With a small trade in metal mining (a more recent and growing affair in several of the nearby hilly regions with a few scattered camps from larger scale companies), the city last year banned electrical lights to preserve the view at night so oil lamps have become a mainstay of lighting in the interior buildings. While no horseless carriages have made it out here very often, a steady railroad access line from the nearby city is supplemented by a number of horse-drawn carriages for getting people to the outlying camps and scattered farms nearby. A small hotel (15 rooms) and two B&Bs suffice to handle the wealthy tourist trade (at peak summer season, many consider large luxury camp sites to be the way to go and spend a lot of money on those). A number of trails used by miners up the hills can be found in a short walk from the town.

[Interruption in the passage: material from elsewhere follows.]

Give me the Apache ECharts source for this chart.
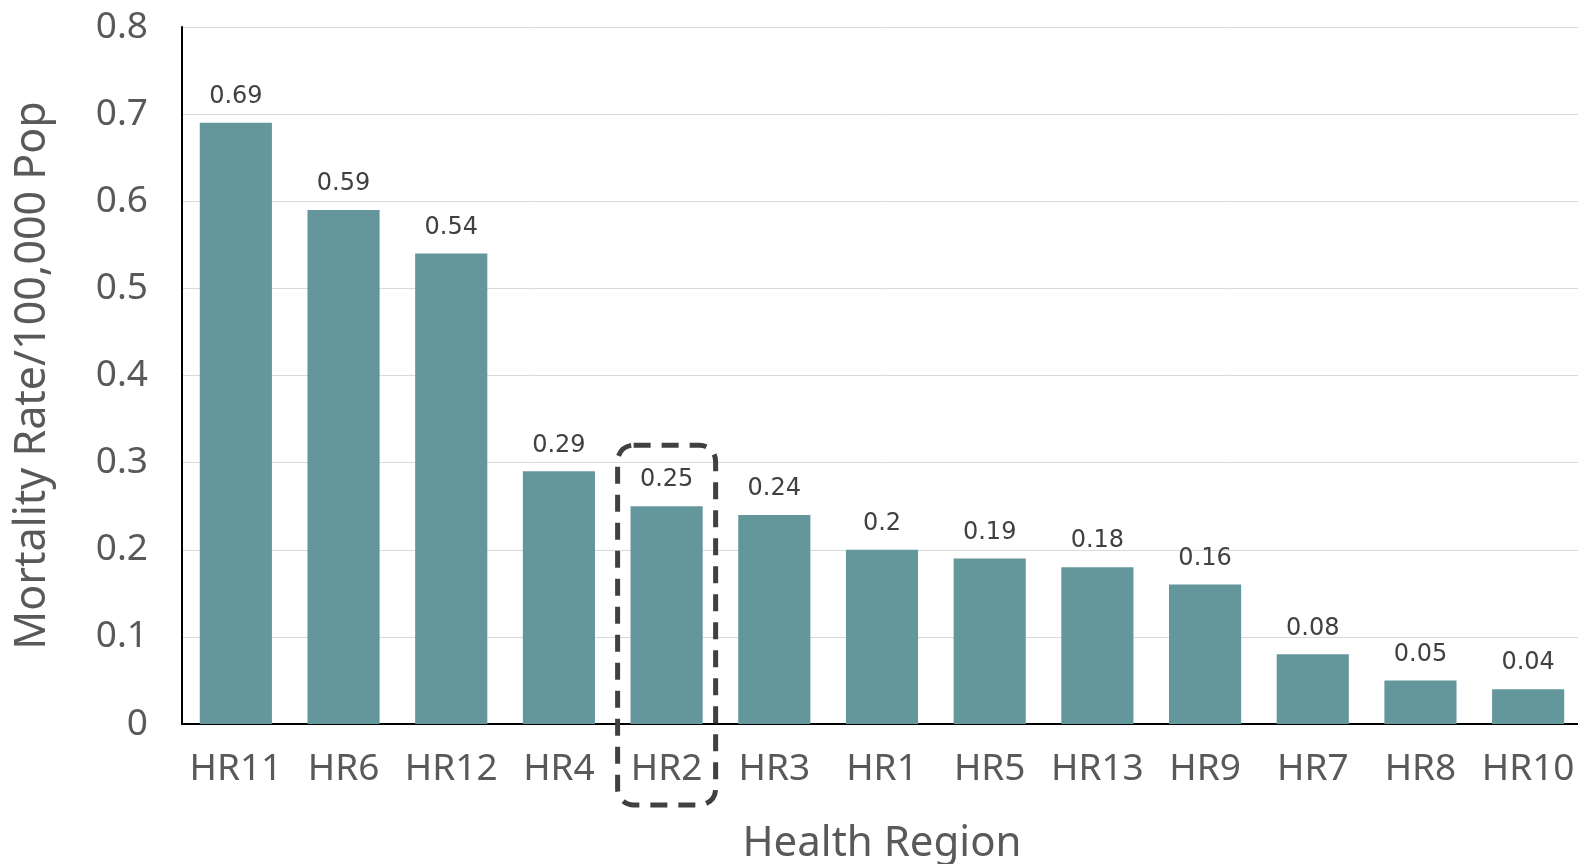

With two restaurants, a tavern, and a pair of bars, the population holds steady at about 750 residents, with an additional 1200 miners and farmers in the surrounding area coming here for supplies and steady deliveries. The town is comprised of four streets; Main street (where all the businesses are), Crossdown (the only intersecting street in the town across the middle), with Cliff-face and Seaside being residential streets behind the main street face of the town with gardened streets along the sidewalks. The hotel and B&Bs (plus the suppliers for camp sites and carriages) are all found on Crossdown on the Seaside end with mining supplies, post, and trade houses on the Cliff-face end of town. A few of the wealthy keep houses outside the town overlooking the North side of town towards the sea (the road winds along between them and the hills), but these are not palaces but cabins that are empty and filled when their residents are here.
Very little crime happens here so as to not scare away the tourists the town depends on, but in the outskirts of the camps and farms it is more frequent. Criminals mostly keep their activity out of the town proper where everyone is always wary of suspicious happenings. There are more then enough lawmen here, with two co-lawmen while another thirty men in the town act as "on-call volunteers" in case of problems. The town seems very motivated against crime making it a place which seems hostile to those of a more questionable nature. And since many here are families with kids it's quite understandable why they are all alert for trouble. The last lawman they had turned out to be a villain and doing half the crime in the town and public views about that caused a small riot to run him out of town for good; the people here might not bath as often as they like (salt water is available, but not the best for that) but they have taken their own destiny into their hands as far as how their town is run.